The Journal of the American
Medical Association (JAMA)
Specialists Should Implant Defibrillators, Study Finds
April 22, 2009
Patients whose defibrillators were implanted by electrophysiologists--cardiologists trained in device use--had fewer complications than when physicians in other specialties performed the procedure, according to a study published in The Journal of the American Medical Association this week.
The trial grew out of a national database that was set up in 2005 to see what kinds of doctors were implanting the device. Medicare required that the database be set up before approving payments for defibrillator use, which has grown rapidly.
The trial, led by Dr. Jeptha P. Curtis, a cardiologist at Yale University, looked at more than 110,000 patients receiving defibrillators and other heart devices between January 2006 and June 2007. He found that electrophysiologists performed about 70 percent of the implants. Other cardiologists or thoracic surgeons performed the rest.

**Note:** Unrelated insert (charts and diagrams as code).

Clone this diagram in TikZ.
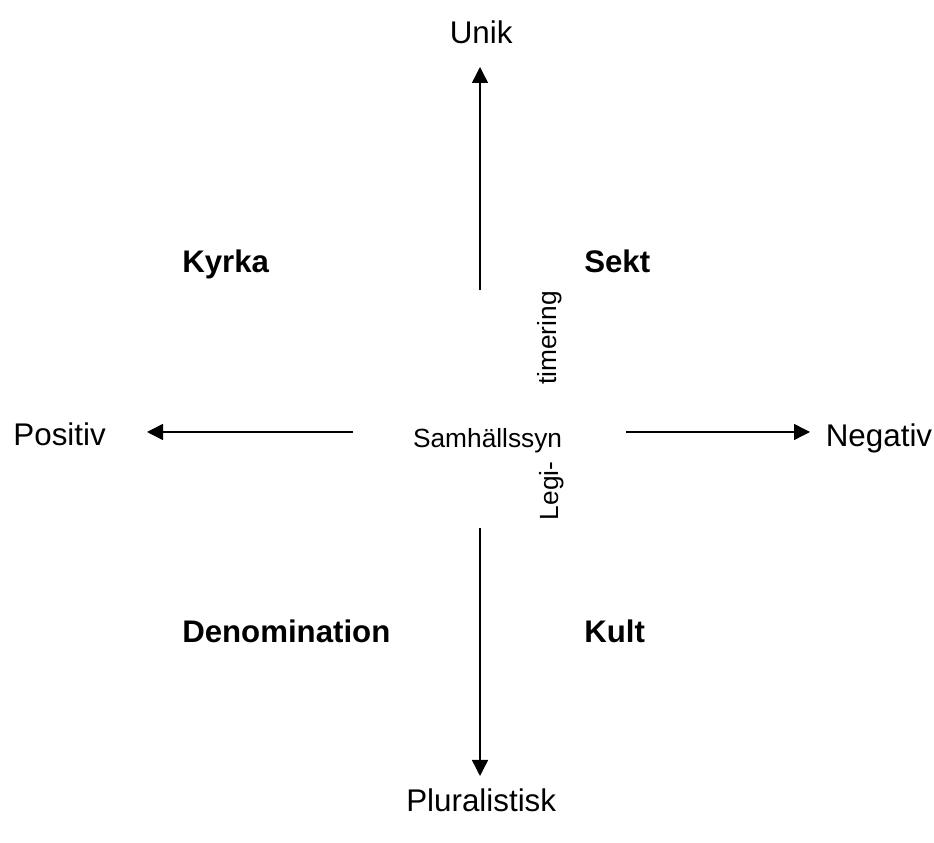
\documentclass[tikz,border=0pt]{standalone}
\usepackage{fontspec}
\setmainfont{Liberation Sans}
\usetikzlibrary{arrows.meta}

\begin{document}
\begin{tikzpicture}[every node/.style={inner sep=0pt},
  pole/.style={font=\fontsize{22.3}{27}\selectfont},
  typ/.style={font=\fontsize{22.2}{27}\selectfont\bfseries, anchor=base west},
  mid/.style={font=\fontsize{18.7}{22}\selectfont},
  axis/.style={line width=1pt, -{Triangle[length=0.4cm, width=0.4cm]}}]
  \useasboundingbox (0, 0) rectangle (23.35, 21.075);

  % ends of the axes
  \coordinate (up0) at (12.0, 13.825);
  \coordinate (up1) at (12.0, 19.4);
  \coordinate (dn0) at (12.0, 7.875);
  \coordinate (dn1) at (12.0, 1.675);
  \coordinate (lf0) at (8.825, 10.275);
  \coordinate (lf1) at (3.675, 10.275);
  \coordinate (rt0) at (15.65, 10.275);
  \coordinate (rt1) at (20.25, 10.275);

  \node[pole] at (12.03, 20.275) (unik) {Unik};
  \node[pole] at (12.03, 1.075) (plur) {Pluralistisk};
  \node[pole, anchor=base] at (1.49, 9.925) (pos) {Positiv};
  \node[pole, anchor=base] at (21.975, 9.9) (neg) {Negativ};

  \node[typ] at (4.55, 14.25) (kyrka) {Kyrka};
  \node[typ] at (14.6, 14.25) (sekt) {Sekt};
  \node[typ] at (4.55, 5.0) (denom) {Denomination};
  \node[typ] at (14.6, 5.0) (kult) {Kult};

  \node[mid] at (12.19, 10.05) (syn) {Samhällssyn};
  \node[mid, rotate=90] at (13.75, 12.625) (tim) {timering};
  \node[mid, rotate=90] at (13.8, 8.8) (legi) {Legi-};

  \draw[axis] (up0) -- (up1);
  \draw[axis] (dn0) -- (dn1);
  \draw[axis] (lf0) -- (lf1);
  \draw[axis] (rt0) -- (rt1);
\end{tikzpicture}
\end{document}
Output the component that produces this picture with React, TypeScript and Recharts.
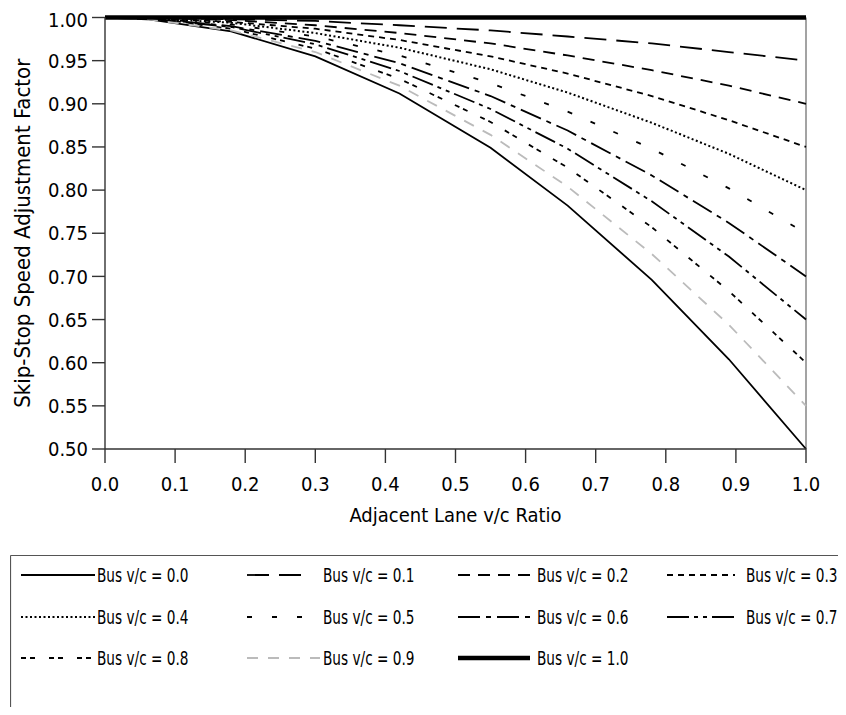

When an electrophysiologist implanted a device, the rate of complications, such as internal bleeding or heart attack, was about 1.3 percent, the study found.
However, the highest rate of serious complications, about 2.5 percent, happened when thoracic surgeons performed the implants. These physicians implanted defibrillators in only 1.7 percent of the procedures reviewed.
Researchers also found that patients whose conditions called for a more complex type of defibrillator, known as a cardiac resynchronization therapy device, were less likely to receive one if the procedure was performed by a doctor other than an electrophysiologist. These devices act as both defibrillators and pacemakers.